# it's getting cold in here~



## MirandaLeigh (Aug 25, 2015)

Sooo I am born n' raised in Canada and to be honest the furthest I've gone into the States has been Minneapolis. I don't know my way around and I fail at geography. I will do research before I leave of course but if anyone could point me in the right direction.. 
Where would be the best places to go that hover around +20C(google tells me that's 68F?) for the months of November-Feb. I want to work at farms, fruit pick..whatever I need to do to not be in Canada and not spend a billion dollars on stupid tourist vacations. 

Advice and tips very much appreciated!

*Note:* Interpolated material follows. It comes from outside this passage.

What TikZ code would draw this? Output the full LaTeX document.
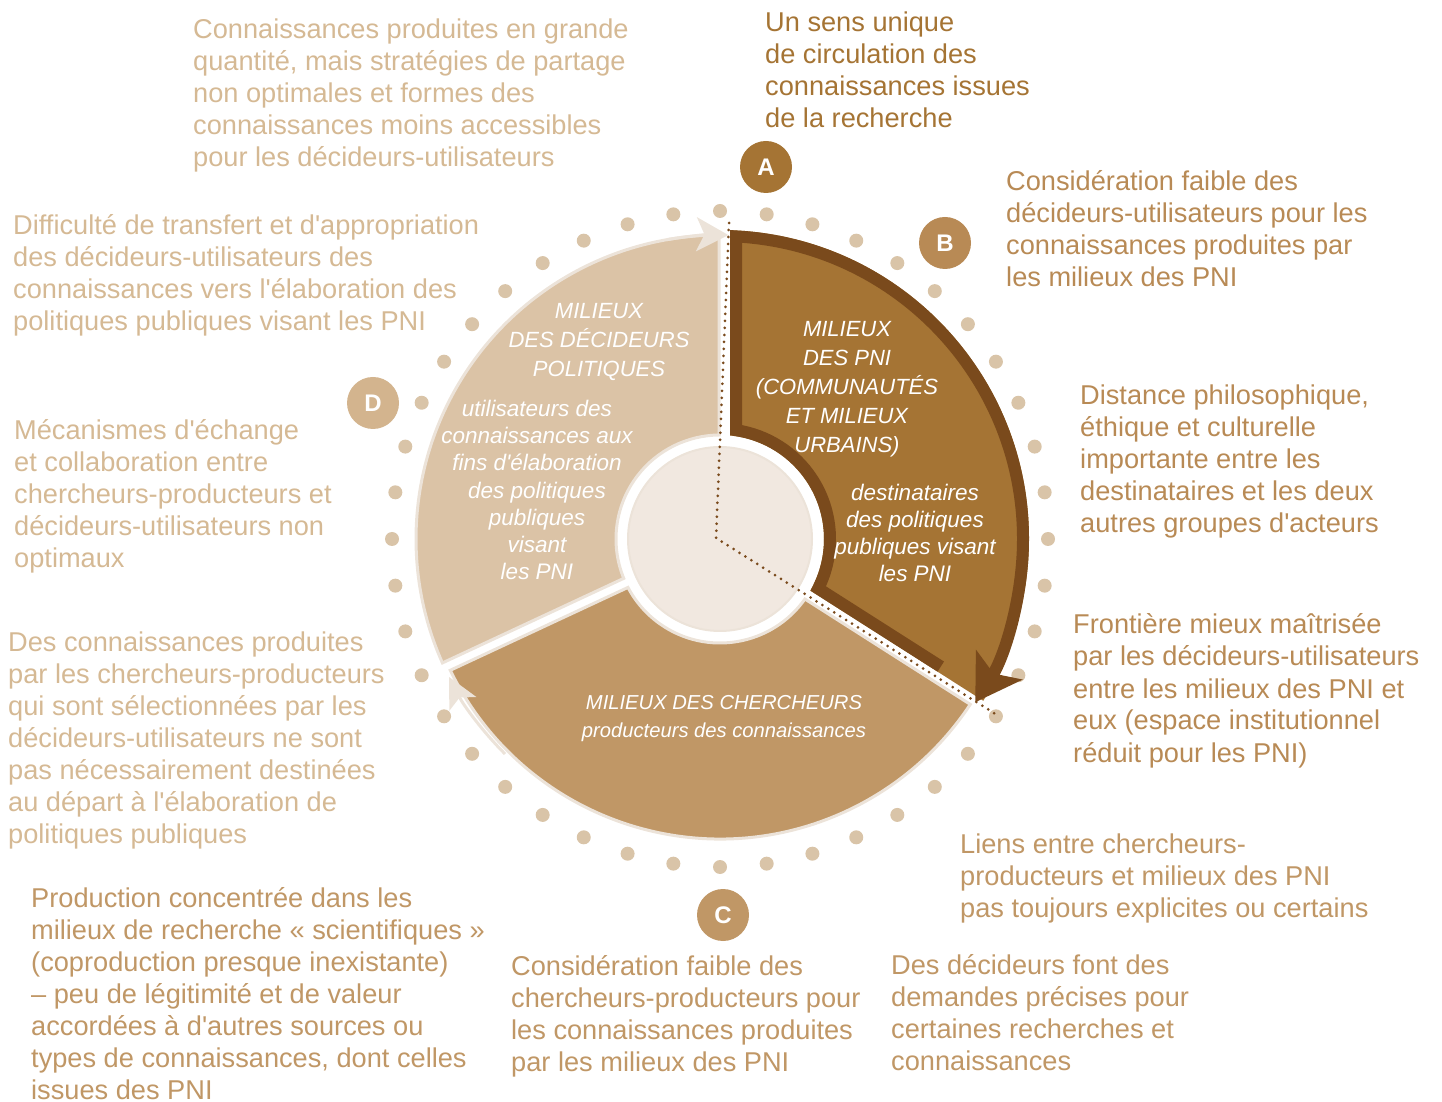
\documentclass[tikz,border=0pt]{standalone}
\usepackage{fontspec}
\setmainfont{Liberation Sans}[Ligatures=TeXOff]
\usetikzlibrary{arrows.meta}

\definecolor{pniBrown}{RGB}{165,116,52}
\definecolor{pniDark}{RGB}{122,74,28}
\definecolor{pniTan}{RGB}{184,138,85}
\definecolor{pniCher}{RGB}{192,151,102}
\definecolor{pniDec}{RGB}{219,195,166}
\definecolor{pniBadgeD}{RGB}{211,180,142}
\definecolor{pniLight}{RGB}{213,185,148}
\definecolor{pniDot}{RGB}{217,196,168}
\definecolor{pniCore}{RGB}{241,232,224}
\definecolor{pniEdge}{RGB}{236,227,217}

% notes are placed by the baseline of their last line
\tikzset{
  note/.style={anchor=base west, inner sep=0pt, align=left,
    font=\fontsize{27.2}{32}\selectfont},
  badge/.style={circle, minimum size=52pt, inner sep=0pt, text=white,
    font=\fontsize{24}{24}\selectfont\bfseries},
  title/.style={align=center, inner sep=0pt, text=white,
    font=\fontsize{22}{29}\selectfont\itshape},
  role/.style={align=center, inner sep=0pt, text=white,
    font=\fontsize{22.5}{27.3}\selectfont\itshape},
}

\begin{document}
\begin{tikzpicture}[x=1pt, y=1pt]
  \useasboundingbox (0,0) rectangle (1442,1101);

  \begin{scope}[shift={(720,562)}]
    % ring of dots
    \foreach \k in {0,...,43}
      \fill[pniDot] ({90+\k*360/44}:328) circle[radius=7];

    % core
    \fill[pniCore, draw=pniEdge, line width=2pt] (0,0) circle[radius=92];

    % decideurs
    \filldraw[fill=pniDec, draw=pniEdge, line width=3pt]
      ({90+asin(1/104)}:104) -- ({90+asin(1/304)}:304)
      arc[start angle={90+asin(1/304)}, end angle={205-asin(5/304)}, radius=304]
      -- ({205-asin(5/104)}:104)
      arc[start angle={205-asin(5/104)}, end angle={90+asin(1/104)}, radius=104]
      -- cycle;
    \draw[pniEdge, line width=3pt, -{Stealth[length=32pt, width=34pt, inset=8pt]}]
      (100:304) arc[start angle=100, end angle=88.4, radius=304];

    % chercheurs
    \filldraw[fill=pniCher, draw=pniEdge, line width=3pt]
      ({-155+asin(5/104)}:104) -- ({-155+asin(5/300)}:300)
      arc[start angle={-155+asin(5/300)}, end angle={-32.5-asin(5/300)}, radius=300]
      -- ({-32.5-asin(5/104)}:104)
      arc[start angle={-32.5-asin(5/104)}, end angle={-155+asin(5/104)}, radius=104]
      -- cycle;
    \draw[pniEdge, line width=3pt, -{Stealth[length=30pt, width=30pt, inset=7pt]}]
      (-135:304) arc[start angle=-135, end angle=-153, radius=304];

    % PNI
    \fill[pniBrown]
      ({90-asin(10/104)}:104) -- ({90-asin(10/309)}:309)
      arc[start angle={90-asin(10/309)}, end angle={-32.5+asin(5/309)}, radius=309]
      -- ({-32.5+asin(5/104)}:104)
      arc[start angle={-32.5+asin(5/104)}, end angle={90-asin(10/104)}, radius=104]
      -- cycle;
    \draw[pniDark, line width=12pt, -{Stealth[length=44pt, width=54pt, inset=10pt]}]
      ({-32.5+asin(11/255)}:255) -- ({-32.5+asin(11/110)}:110)
      arc[start angle={-32.5+asin(11/110)}, end angle={90-asin(16/110)}, radius=110]
      -- ({90-asin(16/303)}:303)
      arc[start angle={90-asin(16/303)}, end angle=-32.6, radius=303];
  \end{scope}

  % dotted path between the groups
  \coordinate (gapTop) at (729,878);
  \coordinate (gapMid) at (716,563);
  \coordinate (gapEnd) at (997,386);
  \draw[pniDark, line width=3pt, line cap=round, dash pattern=on 0pt off 7pt]
    (gapTop) -- (gapMid) -- (gapEnd);

  \node[title] (tDec) at (599,759) {MILIEUX\\DES DÉCIDEURS\\POLITIQUES};
  \node[role] (rDec) at (537,611) {utilisateurs des\\connaissances aux\\fins d'élaboration\\des politiques\\publiques\\visant\\les PNI};
  \node[title] (tPni) at (847,712) {MILIEUX\\DES PNI\\(COMMUNAUTÉS\\ET MILIEUX\\URBAINS)};
  \node[role] (rPni) at (915,568) {destinataires\\des politiques\\publiques visant\\les PNI};
  \node[title, font=\fontsize{20.2}{29}\selectfont\itshape] (tCher) at (724,398) {MILIEUX DES CHERCHEURS};
  \node[role, font=\fontsize{20.2}{27}\selectfont\itshape] (rCher) at (724,369) {producteurs des connaissances};

  \node[badge, fill=pniBrown] (bA) at (766,934) {A};
  \node[badge, fill=pniTan] (bB) at (945,858) {B};
  \node[badge, fill=pniCher] (bC) at (723,186) {C};
  \node[badge, fill=pniBadgeD] (bD) at (373,698) {D};

  \node[note, text=pniLight] (nPartage) at (193,934) {Connaissances produites en grande\\quantité, mais stratégies de partage\\non optimales et formes des\\connaissances moins accessibles\\pour les décideurs-utilisateurs};
  \node[note, text=pniBrown] (nSens) at (765,973) {Un sens unique\\de circulation des\\connaissances issues\\de la recherche};
  \node[note, text=pniTan] (nConsDec) at (1006,814) {Considération faible des\\décideurs-utilisateurs pour les\\connaissances produites par\\les milieux des PNI};
  \node[note, text=pniTan] (nDistance) at (1080,568) {Distance philosophique,\\éthique et culturelle\\importante entre les\\destinataires et les deux\\autres groupes d'acteurs};
  \node[note, text=pniTan] (nFrontiere) at (1073,339) {Frontière mieux maîtrisée\\par les décideurs-utilisateurs\\entre les milieux des PNI et\\eux (espace institutionnel\\réduit pour les PNI)};
  \node[note, text=pniCher] (nLiens) at (960,184) {Liens entre chercheurs-\\producteurs et milieux des PNI\\pas toujours explicites ou certains};
  \node[note, text=pniCher] (nDemandes) at (891,31) {Des décideurs font des\\demandes précises pour\\certaines recherches et\\connaissances};
  \node[note, text=pniCher] (nConsCher) at (511,30) {Considération faible des\\chercheurs-producteurs pour\\les connaissances produites\\par les milieux des PNI};
  \node[note, text=pniCher] (nProduction) at (31,2) {Production concentrée dans les\\milieux de recherche « scientifiques »\\(coproduction presque inexistante)\\– peu de légitimité et de valeur\\accordées à d'autres sources ou\\types de connaissances, dont celles\\issues des PNI};
  \node[note, text=pniLight] (nSelection) at (8,258) {Des connaissances produites\\par les chercheurs-producteurs\\qui sont sélectionnées par les\\décideurs-utilisateurs ne sont\\pas nécessairement destinées\\au départ à l'élaboration de\\politiques publiques};
  \node[note, text=pniLight] (nEchange) at (14,533) {Mécanismes d'échange\\et collaboration entre\\chercheurs-producteurs et\\décideurs-utilisateurs non\\optimaux};
  \node[note, text=pniLight] (nTransfert) at (13,770) {Difficulté de transfert et d'appropriation\\des décideurs-utilisateurs des\\connaissances vers l'élaboration des\\politiques publiques visant les PNI};
\end{tikzpicture}
\end{document}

Thank you~


----------



## psychofoamer (Aug 25, 2015)

A North American road atlas will take you far..


----------



## Matt Derrick (Aug 25, 2015)

how soon do you want to go there? we're having the stp jamboree get together thing in slab city, but that's on october 1st. otherwise, slab city is about 60F on the coldest days (december) and usually hotter than that on most days (70-75F) making it a great place to winter at. but, it's shit for work. it's easy to live for free or extremely cheap though.

if you're looking for work, its going to be kinda hard since you're not a citizen of the US, and there's not a lot going on in the under the table work world in a region that is warm for the winter (that i'm aware of, anyone else feel free to correct me). the best i can think of would be to go to new orleans. out of all the places i've lived, that's where i spent the most years working under the table and i made a lot of loot (bartending) as well. unless things have changed in the past few years since ive been there, there's always been a lot of under the table jobs there.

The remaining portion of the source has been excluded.